In der Presse häuften sich nach Ansprachen wie „Gott ist nicht gut. Aber tröstet euch, ich bin gut“ und den Prozessions-Happenings die Blasphemievorwürfe. Was ist davon zu halten, wenn sich Schlingensief verteidigte, die Prozession sei „ernsthaft religiös gemeint“? Vertritt er in diesem Hin und Her die Zweifel vieler Christen? Spiegelt das parodierende Nachspielen von Ritua­len, das Pervertieren von Liturgie und Glaubenssätzen den verbreiteten respektlosen Umgang mit Religion oder pusht er ihn?

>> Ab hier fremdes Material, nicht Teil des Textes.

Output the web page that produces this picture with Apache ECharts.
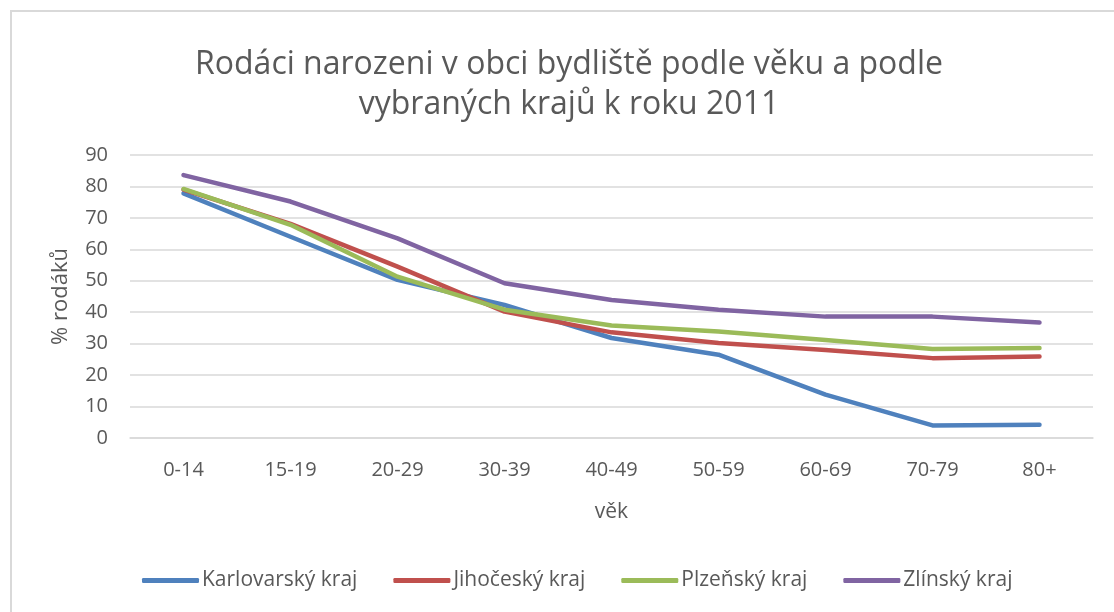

In Schlingensiefs Oper „Mea Culpa“ werde die Kunst endgültig zur Religion, sagt Philosoph Boris Groys, da sie keine Religion außer sich mehr brauche. Aber Schlingensief spielt auch damit – Effekthascherei oder Selbstentblößung der inneren Zerrissenheit? Die Heiligenrolle ist bei Schlingensief immer eine Auseinandersetzung mit seiner Künstlerrolle.
Knapp nimmt die Konflikte und Verzweiflungen in Bezug auf den Glauben bei den zwei ausgewählten Künstlern anhand ihrer Werke in einen so wertfreien, offenen Blick, dass man sich beim Lesen traut, sich in Manchem darin wiederzuerkennen.